The CUNY probe also found “forged contracts,” officials said. Koutsoutis inked contracts with vendors who made travel and other arrangements for class trips to cities such as Milan, Copenhagen and Rio de Janeiro.

Koutsoutis would not comment on the forged contracts except to deny he profited from them.

“All I will say is whatever allegations that I did it for financial gain, they are false,” he said. “No students, faculty or administrators gave me any money. I never took any freebies. I was offered trips but never took any.”

Koutsoutis, who worked at Zicklin for 11 years, was “removed” last August, Latouf said. Sources say he was escorted out of his office at the college’s 24th Street campus.

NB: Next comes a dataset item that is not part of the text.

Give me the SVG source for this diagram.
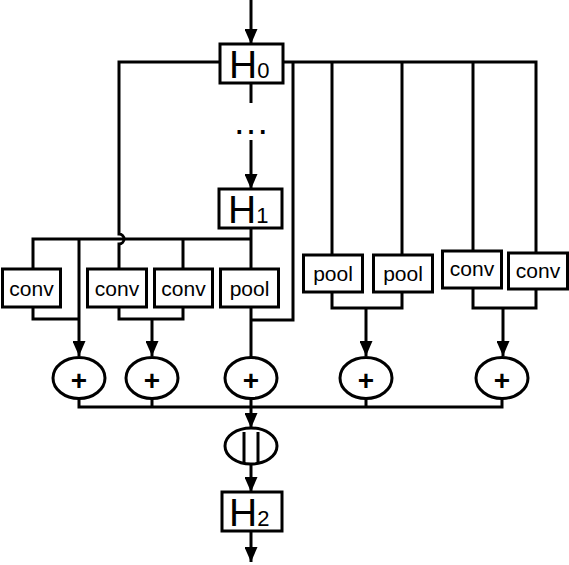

Koutsoutis said he wasn’t terminated but retired.

“They did not like the way I was doing my job, and we mutually agreed I should leave,” he said, adding he stayed on the payroll until February to cash in unused vacation and sick days.

Others connected to the scandal are facing disciplinary charges or leaving quietly.

The dean of the Zicklin School, John Elliott — who directly supervised Koutsoutis — quietly resigned to take a job as dean of the University of Connecticut’s business school, starting in August.

Elliott did not return a call for comment. A UConn spokesman would not say whether Elliott informed them of the Zicklin mess.

Baruch President Mitchel Wallerstein told the Faculty Senate about the forgery scandal at a meeting in March.

“The college believes the grade changes were intended to keep some students’ GPAs high enough to remain in the programs,” Wallerstein said, according to minutes of the meeting.

If students do not earn a 3.0 or “B” average each trimester, they can be put on probation or kicked out. Before each trimester, students must pay tuition installments of $11,000 to $13,500.

The total cost of the 10-month executive MS in finance program is now $44,000. The 10-month executive MS in financial statement analysis is $45,000, and the 22-month executive MBA program costs $75,000. Books, meals for night and Saturday classes and a trip abroad are included.

“This is a profit center for the university,” a Zicklin alumnus said.

But the programs were found in such disarray that Baruch has put them “in receivership,” taking them over from Zicklin, the faculty was told.

The business school is named after investment manager Larry Zicklin, who donated $18 million to the institution in 1997 and made a $2 million endowment to its Center For Corporate Integrity.

Zicklin, who worked for the asset-management firm Neuberger Berman, could not be reached for comment last week.

Zicklin officials gave a sales pitch for prospective students last week, but directors and professors made no mention of the problems.

Instead, they promised “respected and well-recognized” degrees that would put grads on the path to become chief executives and financial officers.

“This is a master’s program on steroids,” one said.

“If you’re not up to the challenge, shy away now.”

The financial statement analysis program teaches students how to ferret out financial malfeasance.

“We want to know what the accountants are doing, and how they are cooking the books,” professor Al Ghosh, the program’s academic director, told prospective students at the session.

The highlight of the programs is the trip to learn about business in other countries.

“We had a blast,” a rookie prof said of the experience. “You can go for drinks at night without worrying about your wife and children waiting for you at home.”

The college is now “tightening its management oversight to ensure the integrity and quality of the programs going forward.”

One professor said the college has begun sending them confirmations of grade changes to ensure that alterations are not made without their knowledge.

A faculty committee will examine cases of students whose grades were forged and give them the chance to complete any work required to earn their diplomas.

“The college does not currently anticipate that it will be necessary to rescind degrees because of this unfortunate incident,” Baruch said.

But a recent grad of the executive finance program told The Post she’s livid the scandal may discredit her degree, which she says she earned without cheating and for which she paid $42,000.

“I don’t want to be associated with that,” she said. “I especially don’t want future employers to associate me with that.”